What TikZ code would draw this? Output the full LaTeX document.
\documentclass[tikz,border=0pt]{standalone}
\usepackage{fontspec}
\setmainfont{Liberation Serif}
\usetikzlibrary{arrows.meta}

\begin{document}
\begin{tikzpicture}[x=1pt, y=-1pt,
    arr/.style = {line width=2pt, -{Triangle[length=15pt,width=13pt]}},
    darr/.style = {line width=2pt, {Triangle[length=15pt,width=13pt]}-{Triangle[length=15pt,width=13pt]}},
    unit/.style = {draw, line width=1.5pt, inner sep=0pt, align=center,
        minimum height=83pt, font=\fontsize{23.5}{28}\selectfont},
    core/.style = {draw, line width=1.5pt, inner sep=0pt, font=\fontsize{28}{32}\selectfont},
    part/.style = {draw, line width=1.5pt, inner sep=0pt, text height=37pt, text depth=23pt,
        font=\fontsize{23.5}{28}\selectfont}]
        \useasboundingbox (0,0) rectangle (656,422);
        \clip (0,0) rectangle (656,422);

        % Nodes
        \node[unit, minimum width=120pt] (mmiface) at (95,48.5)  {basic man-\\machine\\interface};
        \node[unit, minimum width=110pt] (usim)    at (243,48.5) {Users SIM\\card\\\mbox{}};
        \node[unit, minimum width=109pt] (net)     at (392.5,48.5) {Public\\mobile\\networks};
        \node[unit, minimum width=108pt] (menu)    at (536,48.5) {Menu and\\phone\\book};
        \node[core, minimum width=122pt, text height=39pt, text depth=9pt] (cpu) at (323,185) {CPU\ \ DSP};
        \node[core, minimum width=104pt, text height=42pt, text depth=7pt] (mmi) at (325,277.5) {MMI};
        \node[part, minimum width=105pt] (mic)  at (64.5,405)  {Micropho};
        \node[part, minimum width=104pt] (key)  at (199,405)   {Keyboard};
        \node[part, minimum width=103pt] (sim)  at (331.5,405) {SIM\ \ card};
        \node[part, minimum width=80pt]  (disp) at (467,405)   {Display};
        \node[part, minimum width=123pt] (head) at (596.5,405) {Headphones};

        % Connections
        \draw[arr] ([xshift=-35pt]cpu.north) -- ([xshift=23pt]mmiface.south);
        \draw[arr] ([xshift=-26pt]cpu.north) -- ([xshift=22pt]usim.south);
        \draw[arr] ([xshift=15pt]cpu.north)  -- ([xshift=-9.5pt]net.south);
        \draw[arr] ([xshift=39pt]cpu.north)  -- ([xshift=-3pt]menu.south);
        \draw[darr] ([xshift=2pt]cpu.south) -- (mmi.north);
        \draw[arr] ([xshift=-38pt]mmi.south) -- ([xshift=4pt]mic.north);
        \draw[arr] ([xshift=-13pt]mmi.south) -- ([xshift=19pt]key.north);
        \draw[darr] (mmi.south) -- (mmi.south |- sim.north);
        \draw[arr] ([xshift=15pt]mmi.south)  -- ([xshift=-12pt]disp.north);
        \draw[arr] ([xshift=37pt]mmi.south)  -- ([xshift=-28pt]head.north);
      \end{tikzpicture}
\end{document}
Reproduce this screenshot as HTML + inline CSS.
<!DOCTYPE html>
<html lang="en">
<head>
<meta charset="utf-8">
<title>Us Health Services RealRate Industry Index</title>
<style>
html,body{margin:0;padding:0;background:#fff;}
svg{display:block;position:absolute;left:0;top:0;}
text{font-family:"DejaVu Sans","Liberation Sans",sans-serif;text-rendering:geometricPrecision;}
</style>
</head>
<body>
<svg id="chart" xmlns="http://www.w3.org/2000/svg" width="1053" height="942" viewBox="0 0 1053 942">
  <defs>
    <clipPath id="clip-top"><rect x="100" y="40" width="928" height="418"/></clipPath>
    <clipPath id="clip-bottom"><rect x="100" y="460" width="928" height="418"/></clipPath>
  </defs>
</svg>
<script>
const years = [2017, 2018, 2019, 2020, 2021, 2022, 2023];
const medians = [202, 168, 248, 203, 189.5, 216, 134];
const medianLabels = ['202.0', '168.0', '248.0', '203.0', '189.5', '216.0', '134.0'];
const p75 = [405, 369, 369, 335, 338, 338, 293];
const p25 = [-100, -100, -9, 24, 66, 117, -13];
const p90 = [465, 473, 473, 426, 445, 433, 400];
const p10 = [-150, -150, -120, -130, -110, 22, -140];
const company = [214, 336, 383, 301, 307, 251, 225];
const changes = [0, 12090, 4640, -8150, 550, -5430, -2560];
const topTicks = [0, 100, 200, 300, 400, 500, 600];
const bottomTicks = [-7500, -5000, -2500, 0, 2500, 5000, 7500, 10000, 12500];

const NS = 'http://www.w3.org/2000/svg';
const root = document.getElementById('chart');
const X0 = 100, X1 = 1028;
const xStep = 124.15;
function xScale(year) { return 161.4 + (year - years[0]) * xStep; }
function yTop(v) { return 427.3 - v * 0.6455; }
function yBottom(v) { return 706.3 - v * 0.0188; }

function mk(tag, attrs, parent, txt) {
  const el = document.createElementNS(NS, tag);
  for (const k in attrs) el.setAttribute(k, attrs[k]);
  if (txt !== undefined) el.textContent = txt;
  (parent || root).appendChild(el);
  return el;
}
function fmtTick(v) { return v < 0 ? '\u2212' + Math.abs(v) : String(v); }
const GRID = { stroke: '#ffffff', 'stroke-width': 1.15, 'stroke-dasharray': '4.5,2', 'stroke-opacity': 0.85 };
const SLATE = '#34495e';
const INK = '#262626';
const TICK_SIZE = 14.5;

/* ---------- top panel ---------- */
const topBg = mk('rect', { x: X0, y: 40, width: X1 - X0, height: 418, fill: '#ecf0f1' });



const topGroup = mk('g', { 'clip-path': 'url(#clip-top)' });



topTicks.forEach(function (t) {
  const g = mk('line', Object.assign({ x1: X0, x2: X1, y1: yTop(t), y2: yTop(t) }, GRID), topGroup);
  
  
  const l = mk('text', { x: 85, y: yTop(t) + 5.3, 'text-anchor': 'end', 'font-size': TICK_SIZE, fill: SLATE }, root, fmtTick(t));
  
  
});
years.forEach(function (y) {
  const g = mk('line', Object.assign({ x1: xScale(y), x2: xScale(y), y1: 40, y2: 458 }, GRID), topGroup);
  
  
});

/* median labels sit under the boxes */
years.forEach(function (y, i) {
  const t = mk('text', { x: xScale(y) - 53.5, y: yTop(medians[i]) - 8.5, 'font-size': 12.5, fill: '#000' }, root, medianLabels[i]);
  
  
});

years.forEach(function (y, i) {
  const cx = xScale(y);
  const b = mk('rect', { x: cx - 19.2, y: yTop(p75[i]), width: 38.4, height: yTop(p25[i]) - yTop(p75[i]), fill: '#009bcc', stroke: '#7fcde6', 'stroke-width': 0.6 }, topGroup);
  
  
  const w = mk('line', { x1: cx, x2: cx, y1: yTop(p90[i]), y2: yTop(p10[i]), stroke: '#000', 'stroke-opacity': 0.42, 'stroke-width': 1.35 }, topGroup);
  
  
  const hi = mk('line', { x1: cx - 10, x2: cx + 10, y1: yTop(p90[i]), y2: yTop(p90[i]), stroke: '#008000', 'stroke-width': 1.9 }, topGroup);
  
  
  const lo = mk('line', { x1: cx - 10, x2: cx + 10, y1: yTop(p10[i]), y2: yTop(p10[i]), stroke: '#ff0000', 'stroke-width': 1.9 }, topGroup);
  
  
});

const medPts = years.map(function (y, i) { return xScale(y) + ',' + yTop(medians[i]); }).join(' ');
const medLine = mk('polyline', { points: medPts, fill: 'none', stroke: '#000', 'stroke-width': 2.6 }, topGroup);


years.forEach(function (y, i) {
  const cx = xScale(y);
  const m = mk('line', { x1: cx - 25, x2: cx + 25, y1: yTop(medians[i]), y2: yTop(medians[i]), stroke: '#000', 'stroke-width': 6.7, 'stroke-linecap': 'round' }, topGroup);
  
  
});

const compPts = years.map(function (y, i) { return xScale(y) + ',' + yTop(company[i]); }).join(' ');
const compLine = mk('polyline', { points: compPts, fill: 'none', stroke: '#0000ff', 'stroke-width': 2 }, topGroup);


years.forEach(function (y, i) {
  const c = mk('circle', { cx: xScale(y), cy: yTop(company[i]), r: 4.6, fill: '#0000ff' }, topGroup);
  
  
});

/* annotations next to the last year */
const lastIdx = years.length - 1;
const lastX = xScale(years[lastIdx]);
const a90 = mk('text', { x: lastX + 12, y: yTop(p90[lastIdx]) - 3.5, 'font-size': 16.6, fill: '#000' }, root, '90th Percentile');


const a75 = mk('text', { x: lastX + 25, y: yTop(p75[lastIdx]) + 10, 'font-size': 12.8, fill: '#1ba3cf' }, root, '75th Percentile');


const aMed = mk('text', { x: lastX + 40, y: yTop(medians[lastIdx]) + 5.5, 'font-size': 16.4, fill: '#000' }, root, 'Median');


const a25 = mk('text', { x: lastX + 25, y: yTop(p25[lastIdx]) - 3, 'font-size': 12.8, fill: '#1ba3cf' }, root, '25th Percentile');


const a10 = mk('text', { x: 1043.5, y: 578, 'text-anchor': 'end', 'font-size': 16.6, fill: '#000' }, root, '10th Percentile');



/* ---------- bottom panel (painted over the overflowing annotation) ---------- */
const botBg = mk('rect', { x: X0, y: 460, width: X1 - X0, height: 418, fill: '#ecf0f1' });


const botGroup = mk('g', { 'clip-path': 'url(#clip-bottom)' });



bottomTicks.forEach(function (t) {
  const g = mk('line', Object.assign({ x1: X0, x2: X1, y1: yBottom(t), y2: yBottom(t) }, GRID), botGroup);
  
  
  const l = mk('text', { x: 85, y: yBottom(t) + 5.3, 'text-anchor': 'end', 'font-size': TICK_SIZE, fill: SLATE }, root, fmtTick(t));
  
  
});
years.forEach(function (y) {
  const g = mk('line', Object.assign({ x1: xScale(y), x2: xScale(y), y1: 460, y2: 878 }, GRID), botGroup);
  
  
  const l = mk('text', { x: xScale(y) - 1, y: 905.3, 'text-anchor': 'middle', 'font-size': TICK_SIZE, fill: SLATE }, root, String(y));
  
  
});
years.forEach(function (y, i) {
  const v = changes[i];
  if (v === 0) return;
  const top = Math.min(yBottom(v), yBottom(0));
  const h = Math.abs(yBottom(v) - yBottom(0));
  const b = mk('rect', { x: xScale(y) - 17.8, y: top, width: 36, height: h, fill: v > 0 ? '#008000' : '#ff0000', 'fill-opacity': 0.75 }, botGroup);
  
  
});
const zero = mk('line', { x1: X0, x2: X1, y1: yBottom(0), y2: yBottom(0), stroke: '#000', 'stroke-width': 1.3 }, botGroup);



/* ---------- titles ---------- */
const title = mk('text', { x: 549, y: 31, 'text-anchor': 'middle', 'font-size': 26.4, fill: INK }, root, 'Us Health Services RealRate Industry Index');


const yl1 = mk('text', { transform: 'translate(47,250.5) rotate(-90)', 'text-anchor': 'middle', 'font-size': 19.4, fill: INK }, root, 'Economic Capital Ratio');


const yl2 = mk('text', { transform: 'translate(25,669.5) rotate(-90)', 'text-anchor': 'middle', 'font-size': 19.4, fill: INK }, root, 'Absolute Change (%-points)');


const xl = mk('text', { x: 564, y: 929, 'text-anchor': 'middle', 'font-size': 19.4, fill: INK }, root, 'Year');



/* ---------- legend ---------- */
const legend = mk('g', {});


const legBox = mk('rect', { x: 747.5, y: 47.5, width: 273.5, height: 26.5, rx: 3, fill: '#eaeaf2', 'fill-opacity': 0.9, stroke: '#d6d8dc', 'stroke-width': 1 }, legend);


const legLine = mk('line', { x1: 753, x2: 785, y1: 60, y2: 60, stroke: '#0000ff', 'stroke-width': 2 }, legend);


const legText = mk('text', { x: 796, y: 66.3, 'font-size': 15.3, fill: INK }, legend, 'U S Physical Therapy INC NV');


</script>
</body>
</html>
======
▶ **Work to complete**: Provide only the number of lines in the entries that hold the word "this".

▶ **Task result**: 2